Abschaffung der Störerhaftung: Großer Schritt für freies Wlan - ein kleiner für Berlin

Seit Jahren versucht Berlin ein öffentliches Wlan-Netz aufzubauen. Erfolglos. Die Störerhaftung war nicht schuld. Und doch ist es gut, dass sie jetzt wegfällt. Ein Kommentar.

Ein Kommentar von Christian Tretbar

Freies Wlan? In Berlin? Schnell? Es bleibt eine Wissenschaft für sich. Seit Jahren versucht der Senat ein flächendeckendes öffentliches Wlan-Netz aufzubauen, bisher völlig erfolglos. Bis zur Fußball-Europameisterschaft sollen jetzt die ersten 100 von geplanten 650 Hotspots aktiviert werden. Berlin wird das als Erfolg verkaufen, tatsächlich ist es ein Armutszeugnis. Die viel diskutierte Störerhaftung hat da keine große Rolle gespielt. Berlin gehörte sogar zu den Bundesländern, die sich für eine Abschaffung der Störerhaftung über den Bundesrat eingesetzt haben. Die Probleme liegen woanders: falsche Firmen, die beauftragt wurden, Schlamperei und ein Berlin-typisches "Schuld sind immer die anderen".

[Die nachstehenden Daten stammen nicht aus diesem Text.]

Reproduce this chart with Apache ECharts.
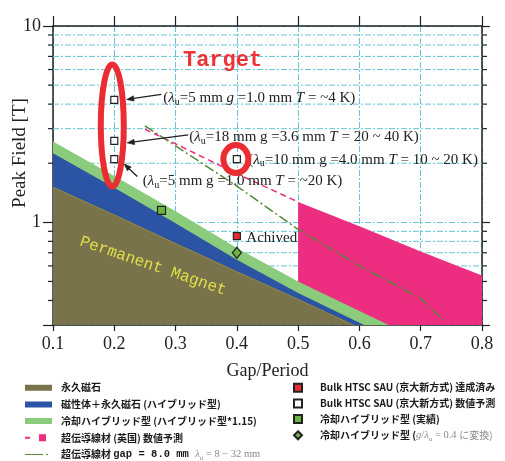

Und trotzdem ist die nun auf den Weg gebrachte Gesetzesänderung ein wichtiger Schritt, um Deutschland aus der Internet-Wüste zu führen. Auf 10.000 Einwohner kommen nur etwa 1,9 offene Wlan-Netze. In Frankreich sind es 5,4 in Großbritannien sogar 28,7. Selbst wenn die Schaffung öffentlicher Wlan-Netze weiter dauert, könnten nun viele kleine Gewerbetreibende, Café-Besitzer, Geschäfte etc. Wlan anbieten und so für eine bessere Versorgung mit Internetzugängen im öffentlichen Raum sorgen, ohne gleich fürchten zu müssen, massenhaft mit Klagen überzogen zu werden. Das war durch die Störerhaftung bisher der Fall.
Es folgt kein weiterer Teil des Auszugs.